I wanted to tell her that God “forgetting” our sins is a very anthropomorphic way of helping us understand that God really and truly forgives us, and we are no longer culpable in God’s “eyes” for our sins. The reality is that our human language is sorely inadequate for the mystery of God’s mercy and forgiveness. Thus, we tend to use phrases like “God forgets our sins” to help us understand, or at least, accept this mystery.

In reality, the terms “forget” or “remember” are categorically incorrect for God. They don’t apply to God, because God, in His divine nature, is eternal, outside of time. What we experience as past and present and future are an eternal now to God. Even the term “now” is inadequate to describe God’s eternity, because “now” is a term that’s connected to temporality. So, God can’t forget; or better, “forget” doesn’t apply to Him. 

 

Want to know how to make a good confession? Here are some resources for your examination of conscience.

 

So, then what is happening when God forgives us? When God forgives us, He is restoring a lost reality and giving us renewed existence. He’s healing our woundedness and drawing us closer to Himself. When we sin, we are rejecting God, either in whole or in part. God is love, and God is existence, and the source of all existence. Sin, then, is actually a step toward non-existence. Sin is, in reality, nothingness

What do we mean by this? Sin is a choice of evil. Evil is simply a lack of a good that ought to be there; and “good” and “existence” are exchangeable, meaning, something is “good” when it exists as it ought to exist. Thus, sin is a movement toward “lack of good,” a movement toward non-existence, toward nothingness. This is hard to understand, for it is a mystery of darkness. But when we understand that something is good when it exists as it ought, it is a little easier to understand that when something (or someone) acts as it shouldn’t, it ceases to exist as it ought to. It moves, in a mysterious way, toward non-existence. Thus, sin is not only a rejection of God’s love, but it is in some way a rejection of oneself and violence toward oneself.

In contrast, when God forgives us, He actually creates. When we think of forgiving, and forgetting, we tend to think of annihilating something or destroying something—a memory and a connection to some past action. But in reality, God does just the opposite. God’s forgiveness is the re-creation of goodness, the creation of a new goodness, a new type of existence that participates in His supernatural life. Jesus is the God who says, “Behold, I make all things new” (Revelation 21:5). God doesn’t forget. He can’t forget—“forget” doesn’t apply to eternity. When God forgives, He creates—He creates new relationships for us with Himself, with others, and even with ourselves. He loves us into a new existence, a supernatural one. 

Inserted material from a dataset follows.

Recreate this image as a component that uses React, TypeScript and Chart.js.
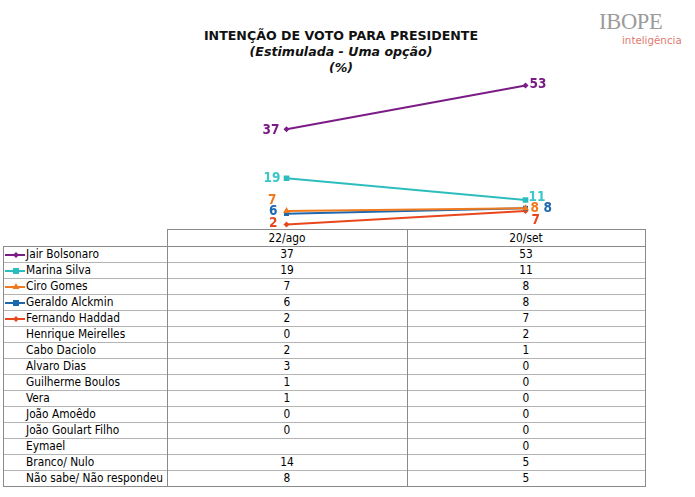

So, when we hear the words of absolution in Confession, we’re not hearing God’s act of divine amnesia. We are hearing an act of supernatural creation. We hear it with—because He says it with—the very same Word and the very same power with which He created and holds the universe in existence. Perhaps with even more power, because He speaks us not just into natural existence (like the rest of the universe), but into the supernatural existence that allows us to participate in His very life. Just as at the creation of all things God looked into the abyss and created out of nothingness, just as Jesus brought new life out of the abyss of the grave, God recreates us from the abyss of our sin and nothingness and reestablishes us in His life and goodness.